Entretien avec Carys Taylor, directrice d’albert, par Alexandra Borchardt, auteure principale, Rapport Actualités 2023 de l’UER : le journalisme climatique efficace – entre connaissances et impact

Carys Taylor est la directrice d’albert, qui aide l’industrie à prôner une narration favorable au climat, ainsi qu’à mesurer et à réduire son empreinte carbone. Carys Taylor a travaillé au sein de BBC Studios et dans le secteur de l’énergie. Selon elle, les médias doivent encore comprendre l’ampleur de leur potentiel dans le plaidoyer en faveur d’une plus grande durabilité. albert fait partie de la British Academy of Film and Television Arts (BAFTA).

albert aide les sociétés de production cinématographique à réduire leur impact environnemental, en particulier leur empreinte carbone. De nombreux médias de service public figurent parmi vos clients. Comment cette organisation a-t-elle vu le jour ?

Il y a onze ans, un ingénieur de la BBC a pensé qu’ils devraient enregistrer leur empreinte carbone et il a conçu la version originale du calculateur de carbone proposé aujourd’hui par albert. Il était certain que ce calculateur pourrait être utile dans l’ensemble du secteur et la BBC a fait don de cette technologie à la BAFTA, afin qu’elle puisse la mettre à disposition gratuitement. Pendant les dix premières années, le projet est resté informel, puis au début de l’année 2021, il a été transformé en filiale officielle de la BAFTA : c’est là que je suis arrivée. 

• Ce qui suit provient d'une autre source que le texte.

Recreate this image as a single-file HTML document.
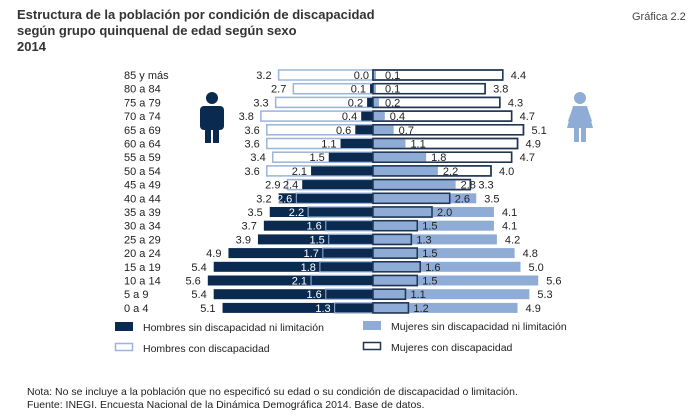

Quelles étaient vos ambitions lorsque vous avez commencé ?

Il existe une demande immense – et en rapide augmentation – de soutien dans le domaine du développement durable. Les gens réalisent qu’il est important de travailler différemment, mais ne savent pas exactement comment s’y prendre. Il y a donc une opportunité d’accélérer le changement. Je viens du secteur de l’énergie – le réseau national – où mon travail consistait à aider les décideurs à comprendre la transition énergétique. J’ai trouvé là un fossé gigantesque entre la volonté politique d’atteindre zéro émission nette et les connaissances du public (et donc de la mission) sur la manière d’y parvenir. 

Vous avez donc apporté un point de vue extérieur ?

En quelque sorte. Avant cela, j’ai travaillé au sein de BBC Studios. Lorsque j’ai pris mon poste chez albert, je suis revenue dans le secteur du cinéma et de la télévision avec une meilleure compréhension du rôle qu’il joue auprès des publics pour leur permettre de participer à la démocratie. Il n’y a pas de conversation plus importante à avoir, en tant que société, que sur la manière de faire face aux impacts du changement climatique.

Parlez-nous un peu de ce que vous proposez au secteur. Quels sont les outils d’albert les plus appréciés ?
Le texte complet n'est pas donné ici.